4 Summary and conclusion

This paper proposed several formulations for robustness-based design optimization under data uncertainty. Two types of data uncertainty—sparse point data and interval data—are considered. The proposed formulations are illustrated for the upper stage design problem of a TSTO space vehicle. A decoupled approach is proposed in this paper to un-nest the robustness-based design from the analysis of non-design epistemic variables to achieve computational efficiency. As gathering more data reduces uncertainty but increases cost, the effect of sample size on the optimality and the robustness of the solution is also studied. This is demonstrated by numerical examples, which suggest that as the uncertainty decreases with sample size, the resulting solutions become more robust. We have also proposed a formulation to determine the optimal sample size for sparse point data that leads to the solution of the design problem that is least sensitive (i.e., robust) to the variations of design variables. In this paper, we have used the weighted sum approach for the aggregation of multiple objectives and to examine the trade-offs among multiple objectives. Other multi-objective optimization techniques can also be explored within the proposed formulations.
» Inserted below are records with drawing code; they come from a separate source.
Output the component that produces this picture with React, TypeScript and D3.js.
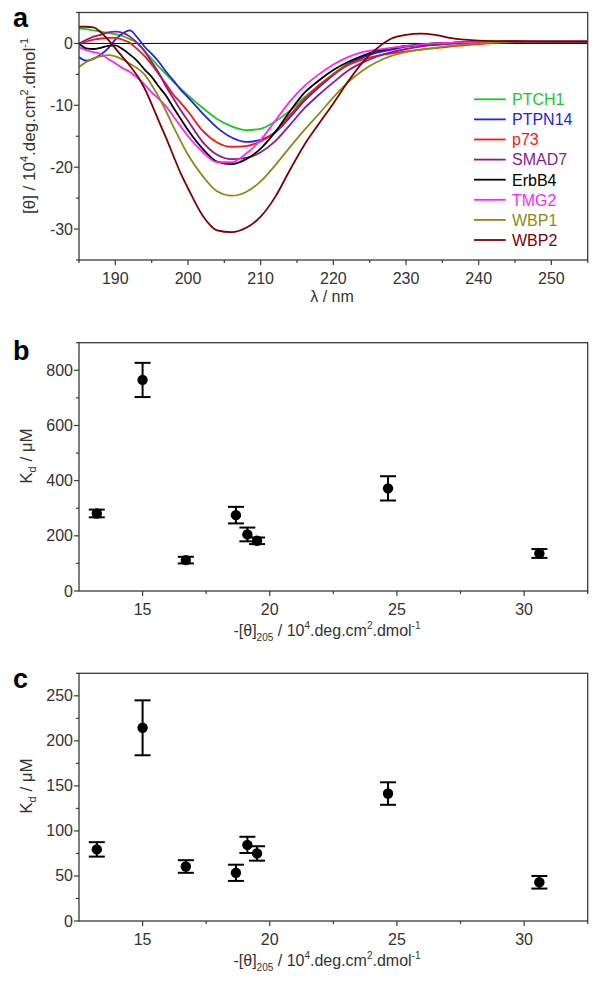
import React from 'react';
import * as d3 from 'd3';

// ---------- Panel a: CD spectra ----------
const wavelengths = [185,186,187,188,189,190,191,192,193,194,195,196,197,198,199,200,202,204,206,208,210,212,214,216,218,220,222,224,226,228,230,232,234,236,238,240,245,250,255];
const seriesNames = ['PTCH1','PTPN14','p73','SMAD7','ErbB4','TMG2','WBP1','WBP2'];
const seriesColors = ['#1ec81e','#2424e8','#ff1414','#8c1c8c','#000000','#ff24ff','#8c8c14','#800000'];
const ptch1 = [2.4,2.3,2.1,1.9,1.7,1.5,1.2,0.7,0.1,-1.2,-2.5,-3.8,-5.0,-6.2,-7.3,-8.4,-10.4,-12.2,-13.4,-14.0,-13.8,-12.6,-10.9,-8.7,-6.8,-4.9,-3.3,-2.1,-1.3,-0.8,-0.4,-0.2,0,0.1,0.2,0.25,0.3,0.3,0.3];
const ptpn14 = [-2.2,-2.8,-2.5,-1.8,-0.8,0.6,1.6,2.1,1.0,-0.5,-1.7,-3.0,-4.6,-6.0,-7.5,-8.7,-11.3,-13.6,-15.2,-15.9,-15.6,-14.4,-12.0,-9.3,-7.1,-5.1,-3.4,-2.3,-1.5,-1.0,-0.5,-0.3,-0.1,0.05,0.15,0.2,0.3,0.3,0.3];
const p73 = [0,0.3,0.6,0.8,0.9,0.9,0.6,0.1,-0.9,-2.0,-3.4,-5.0,-6.6,-8.3,-9.6,-11.0,-14.1,-16.0,-16.7,-16.6,-15.8,-14.3,-11.6,-9.0,-6.8,-5.0,-3.5,-2.6,-2.0,-1.6,-1.3,-1.0,-0.75,-0.5,-0.3,-0.1,0.2,0.3,0.3];
const smad7 = [0,0.6,1.1,1.4,1.8,1.9,1.7,1.1,0.1,-1.2,-3.0,-4.8,-7.0,-8.9,-10.8,-12.5,-15.9,-18.0,-18.7,-18.5,-17.6,-15.8,-13.2,-10.5,-8.3,-6.3,-4.4,-3.1,-2.1,-1.4,-0.9,-0.5,-0.25,-0.05,0.1,0.2,0.3,0.3,0.3];
const erbb4 = [0,-0.8,-0.9,-0.7,-0.4,-0.3,-0.9,-1.8,-2.8,-4.2,-5.4,-7.0,-8.5,-10.4,-12.2,-14.0,-17.0,-19.1,-19.5,-18.7,-17.0,-14.3,-11.0,-8.0,-6.0,-4.3,-3.0,-2.0,-1.2,-0.8,-0.4,-0.2,0,0.1,0.2,0.25,0.3,0.3,0.3];
const tmg2 = [-0.6,-1.1,-1.4,-1.7,-2.5,-3.2,-4.0,-4.6,-5.5,-6.6,-7.9,-9.0,-10.2,-11.8,-13.4,-15.0,-17.5,-19.2,-19.2,-17.8,-15.6,-12.5,-9.4,-6.9,-5.0,-3.4,-2.2,-1.4,-1.0,-0.7,-0.45,-0.2,0,0.1,0.2,0.25,0.3,0.3,0.3];
const wbp1 = [-3.8,-3.0,-2.4,-2.1,-1.9,-2.1,-2.6,-3.3,-4.0,-5.0,-6.7,-8.7,-11.0,-13.5,-15.8,-18.0,-21.4,-23.9,-24.6,-24.0,-22.3,-19.7,-16.8,-14.0,-11.4,-8.7,-6.3,-4.4,-3.0,-2.0,-1.4,-1.0,-0.7,-0.4,-0.15,0,0.3,0.3,0.3];
const wbp2 = [2.7,2.7,2.6,1.8,0.6,-0.8,-2.2,-3.6,-5.2,-7.2,-9.8,-12.6,-15.3,-18.2,-21.0,-23.4,-27.8,-30.2,-30.5,-29.8,-28.0,-24.8,-20.5,-16.4,-13.0,-9.7,-6.2,-3.1,-0.8,0.8,1.4,1.6,1.4,0.9,0.6,0.45,0.35,0.3,0.3];
const seriesValues = [ptch1, ptpn14, p73, smad7, erbb4, tmg2, wbp1, wbp2];
const aXTicks = [190,200,210,220,230,240,250];
const aXMinor = [185,195,205,215,225,235,245,255];
const aYTicks = [-30,-20,-10,0];
const aYMinor = [-35,-25,-15,-5,5];

// ---------- Panels b & c: Kd vs -[theta]205 ----------
const theta205 = [13.2, 15.0, 16.7, 18.67, 19.12, 19.5, 24.65, 30.6];
const kdB = [281, 765, 112, 275, 205, 182, 372, 136];
const errB = [14, 62, 12, 30, 25, 12, 44, 16];
const kdC = [79.5, 214.5, 60.5, 53.5, 84.5, 75, 141.5, 43];
const errC = [8, 30.5, 7, 9, 9, 8, 12.5, 7];
const bcXTicks = [15, 20, 25, 30];
const bcXMinor = [17.5, 22.5, 27.5, 32.5];
const bYTicks = [0, 200, 400, 600, 800];
const bYMinor = [100, 300, 500, 700, 900];
const cYTicks = [0, 50, 100, 150, 200, 250];
const cYMinor = [25, 75, 125, 175, 225, 275];

const FONT = "'Liberation Sans', Arial, Helvetica, sans-serif";
const AXIS = '#3a3a3a';
const TXT = '#333';

const L = 79, R = 587.7;

function Frame({ x, y, xt, xm, yt, ym }: any) {
  const [x0, x1] = x.range();
  const [y0, y1] = y.range(); // y0 bottom, y1 top
  return (
    <g>
      <rect x={x0} y={y1} width={x1 - x0} height={y0 - y1} fill="none" stroke={AXIS} strokeWidth={1.3} />
      {xt.map((t: number) => (
        <g key={'xt' + t}>
          <line x1={x(t)} x2={x(t)} y1={y0} y2={y0 + 5} stroke={AXIS} strokeWidth={1.2} />
          <text x={x(t)} y={y0 + 24} textAnchor="middle" fontSize={16} fill={TXT} fontFamily={FONT}>{t}</text>
        </g>
      ))}
      {xm.map((t: number) => (
        <line key={'xm' + t} x1={x(t)} x2={x(t)} y1={y0} y2={y0 + 3} stroke={AXIS} strokeWidth={1.2} />
      ))}
      {yt.map((t: number) => (
        <g key={'yt' + t}>
          <line x1={x0 - 5} x2={x0} y1={y(t)} y2={y(t)} stroke={AXIS} strokeWidth={1.2} />
          <text x={x0 - 6} y={y(t) + 5.5} textAnchor="end" fontSize={16} fill={TXT} fontFamily={FONT}>{t}</text>
        </g>
      ))}
      {ym.map((t: number) => (
        <line key={'ym' + t} x1={x0 - 3} x2={x0} y1={y(t)} y2={y(t)} stroke={AXIS} strokeWidth={1.2} />
      ))}
    </g>
  );
}

function Scatter({ x, y, vals, errs }: any) {
  return (
    <g>
      {theta205.map((t, i) => {
        const cx = x(t);
        const yt = y(vals[i] + errs[i]);
        const yb = y(vals[i] - errs[i]);
        return (
          <g key={i}>
            <line x1={cx} x2={cx} y1={yt} y2={yb} stroke="#000" strokeWidth={2} />
            <line x1={cx - 8} x2={cx + 8} y1={yt} y2={yt} stroke="#000" strokeWidth={2} />
            <line x1={cx - 8} x2={cx + 8} y1={yb} y2={yb} stroke="#000" strokeWidth={2} />
            <circle cx={cx} cy={y(vals[i])} r={5.2} fill="#000" />
          </g>
        );
      })}
    </g>
  );
}

function XTitleBC({ y }: { y: number }) {
  return (
    <text x={327} y={y} textAnchor="middle" fontSize={16} fill={TXT} fontFamily={FONT}>
      -[θ]<tspan fontSize={10} dy={5}>205</tspan>
      <tspan dy={-5}> / 10</tspan>
      <tspan fontSize={10} dy={-7}>4</tspan>
      <tspan dy={7}>.deg.cm</tspan>
      <tspan fontSize={10} dy={-7}>2</tspan>
      <tspan dy={7}>.dmol</tspan>
      <tspan fontSize={10} dy={-7}>-1</tspan>
    </text>
  );
}

function YTitleKd({ cx, cy }: { cx: number; cy: number }) {
  return (
    <text transform={`translate(${cx},${cy}) rotate(-90)`} textAnchor="middle" fontSize={17} fill={TXT} fontFamily={FONT}>
      K<tspan fontSize={11} dy={4}>d</tspan>
      <tspan dy={-4}> / {'\u03BC'}M</tspan>
    </text>
  );
}

export default function App() {
  const xA = d3.scaleLinear().domain([185, 255]).range([L, R]);
  const yA = d3.scaleLinear().domain([-35, 5]).range([260, 12.5]);
  const xB = d3.scaleLinear().domain([12.5, 32.5]).range([L, R]);
  const yB = d3.scaleLinear().domain([0, 900]).range([591, 342.7]);
  const yC = d3.scaleLinear().domain([0, 275]).range([921, 673.3]);

  const line = d3
    .line<number>()
    .x((_, i) => xA(wavelengths[i]))
    .y((d) => yA(d))
    .curve(d3.curveMonotoneX);

  const legendY = d3.scaleLinear().domain([0, 7]).range([99.3, 240]);

  return (
    <svg width={602} height={981} style={{ position: 'absolute', left: 0, top: 0, display: 'block', background: '#fff' }}>
      <defs>
        <clipPath id="clipA">
          <rect x={L} y={12.5} width={R - L} height={260 - 12.5} />
        </clipPath>
      </defs>

      {/* Panel a */}
      <text x={13} y={27} fontSize={27} fontWeight="bold" fontFamily={FONT} fill="#000">a</text>
      <line x1={L} x2={R} y1={yA(0)} y2={yA(0)} stroke="#000" strokeWidth={1} />
      <g clipPath="url(#clipA)">
        {seriesValues.map((vals, i) => (
          <path key={seriesNames[i]} d={line(vals) || ''} fill="none" stroke={seriesColors[i]} strokeWidth={1.8} />
        ))}
      </g>
      <Frame x={xA} y={yA} xt={aXTicks} xm={aXMinor} yt={aYTicks} ym={aYMinor} />
      {seriesNames.map((n, i) => (
        <g key={'lg' + n}>
          <line x1={474} x2={505.7} y1={legendY(i)} y2={legendY(i)} stroke={seriesColors[i]} strokeWidth={1.8} />
          <text x={512} y={legendY(i) + 5.8} fontSize={16} fill={seriesColors[i]} fontFamily={FONT}>{n}</text>
        </g>
      ))}
      <text x={332} y={302} textAnchor="middle" fontSize={16} fill={TXT} fontFamily={FONT}>λ / nm</text>
      <text transform={`translate(35,126) rotate(-90)`} textAnchor="middle" fontSize={17} fill={TXT} fontFamily={FONT}>
        [θ] / 10<tspan fontSize={11} dy={-7}>4</tspan>
        <tspan dy={7}>.deg.cm</tspan>
        <tspan fontSize={11} dy={-7}>2</tspan>
        <tspan dy={7}>.dmol</tspan>
        <tspan fontSize={11} dy={-7}>-1</tspan>
      </text>

      {/* Panel b */}
      <text x={13} y={360} fontSize={27} fontWeight="bold" fontFamily={FONT} fill="#000">b</text>
      <Frame x={xB} y={yB} xt={bcXTicks} xm={bcXMinor} yt={bYTicks} ym={bYMinor} />
      <Scatter x={xB} y={yB} vals={kdB} errs={errB} />
      <XTitleBC y={636} />
      <YTitleKd cx={32} cy={456} />

      {/* Panel c */}
      <text x={13} y={688} fontSize={27} fontWeight="bold" fontFamily={FONT} fill="#000">c</text>
      <Frame x={xB} y={yC} xt={bcXTicks} xm={bcXMinor} yt={cYTicks} ym={cYMinor} />
      <Scatter x={xB} y={yC} vals={kdC} errs={errC} />
      <XTitleBC y={966} />
      <YTitleKd cx={32} cy={786} />
    </svg>
  );
}
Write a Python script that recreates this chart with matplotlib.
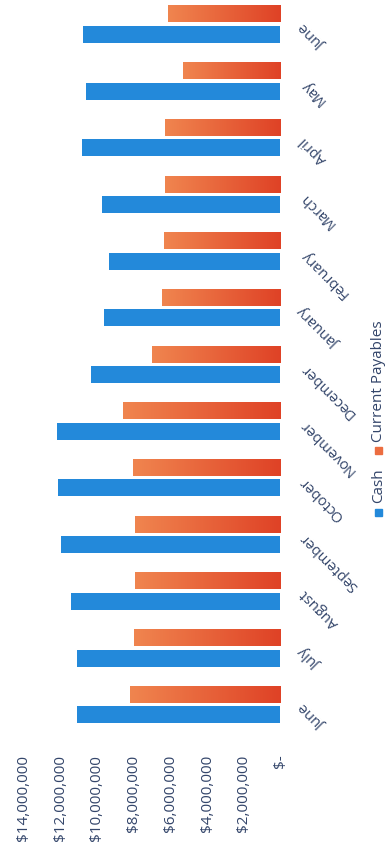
import numpy as np
import matplotlib.pyplot as plt
from matplotlib.ticker import FuncFormatter
from matplotlib.colors import LinearSegmentedColormap
from matplotlib.patches import Rectangle

# data (values in millions of dollars), first month at the bottom
months = ['June', 'July', 'August', 'September', 'October', 'November',
          'December', 'January', 'February', 'March', 'April', 'May', 'June']
cash = [11.1, 11.1, 11.4, 11.95, 12.1, 12.15, 10.3, 9.6, 9.35, 9.7, 10.8, 10.6, 10.75]
payables = [8.2, 8.0, 7.9, 7.9, 8.05, 8.6, 7.0, 6.45, 6.35, 6.3, 6.3, 5.3, 6.1]
value_ticks = [0, 2, 4, 6, 8, 10, 12, 14]

CASH_COLOR = '#2389DA'
TEXT_COLOR = '#33456A'

plt.rcParams['font.family'] = ['Open Sans', 'DejaVu Sans']

fig = plt.figure(figsize=(3.88, 8.53), dpi=100)
ax = fig.add_axes([23.3 / 388, 1 - 733.85 / 853, (280.5 - 23.3) / 388, 733.85 / 853])

y = np.arange(len(months))
cash_v = np.array(cash) * 1e6
pay_v = np.array(payables) * 1e6

ax.barh(y - 0.18, cash_v, height=0.3, color=CASH_COLOR, zorder=2)
pay_bars = ax.barh(y + 0.18, pay_v, height=0.3, color='#E8603A', zorder=2)

# orange bars fade from light (far end) to darker red (base)
cmap = LinearSegmentedColormap.from_list('pay', ['#F0854F', '#DF4226'])
grad = np.linspace(1, 0, 256).reshape(1, -1)
for bar in pay_bars:
    x0, y0 = bar.get_x(), bar.get_y()
    w, h = bar.get_width(), bar.get_height()
    im = ax.imshow(grad, cmap=cmap, extent=(x0, x0 + w, y0, y0 + h),
                   aspect='auto', zorder=3, interpolation='bilinear')
    im.set_clip_path(bar)

ax.set_xlim(14e6, 0)
ax.set_ylim(-0.5, 12.443)

ax.set_xticks([v * 1e6 for v in value_ticks])
ax.xaxis.set_major_formatter(FuncFormatter(lambda v, p: '$-' if v == 0 else f'${v:,.0f}'))
ax.tick_params(axis='x', length=0, pad=15, labelsize=11, labelcolor=TEXT_COLOR)
for lab in ax.get_xticklabels():
    lab.set_rotation(90)
    lab.set_va('top')

ax.yaxis.tick_right()
ax.set_yticks(y)
ax.set_yticklabels(months)
ax.tick_params(axis='y', length=0, pad=16, labelsize=10.5, labelcolor=TEXT_COLOR)
for lab in ax.get_yticklabels():
    lab.set_rotation(135)
    lab.set_rotation_mode('anchor')
    lab.set_ha('right')
    lab.set_va('center')

for s in ax.spines.values():
    s.set_visible(False)

# legend, rotated like the rest of the chart
fig.add_artist(Rectangle((375 / 388, 1 - 517 / 853), 7 / 388, 7 / 853,
                         transform=fig.transFigure, color=CASH_COLOR))
fig.text(371 / 388, 1 - 503 / 853, 'Cash', rotation=90, ha='left', va='bottom',
         fontsize=11, color=TEXT_COLOR)
fig.add_artist(Rectangle((375 / 388, 1 - 455 / 853), 7 / 388, 7 / 853,
                         transform=fig.transFigure, color='#EC6D40'))
fig.text(371 / 388, 1 - 442 / 853, 'Current Payables', rotation=90, ha='left',
         va='bottom', fontsize=11, color=TEXT_COLOR)

fig.savefig('out.png', dpi=100, facecolor='white')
The major advantage of the proposed methodology is that unlike existing methods, it does not use separate representations for aleatory and epistemic uncertainties and does not require nested analysis. Both types of uncertainty are treated in a unified manner using a probabilistic format, thus reducing the computational effort and simplifying the optimization problem. The results regarding robustness of the design versus data size are valuable to the decision maker. The design optimization procedure also optimizes the sample size, thus facilitating resource allocation for data collection efforts. Due to the use of a probabilistic format to represent all the uncertain variables, the proposed robustness-based design optimization methodology facilitates the implementation of multidisciplinary robustness-based design optimization, which is a challenging problem in presence of epistemic uncertainty.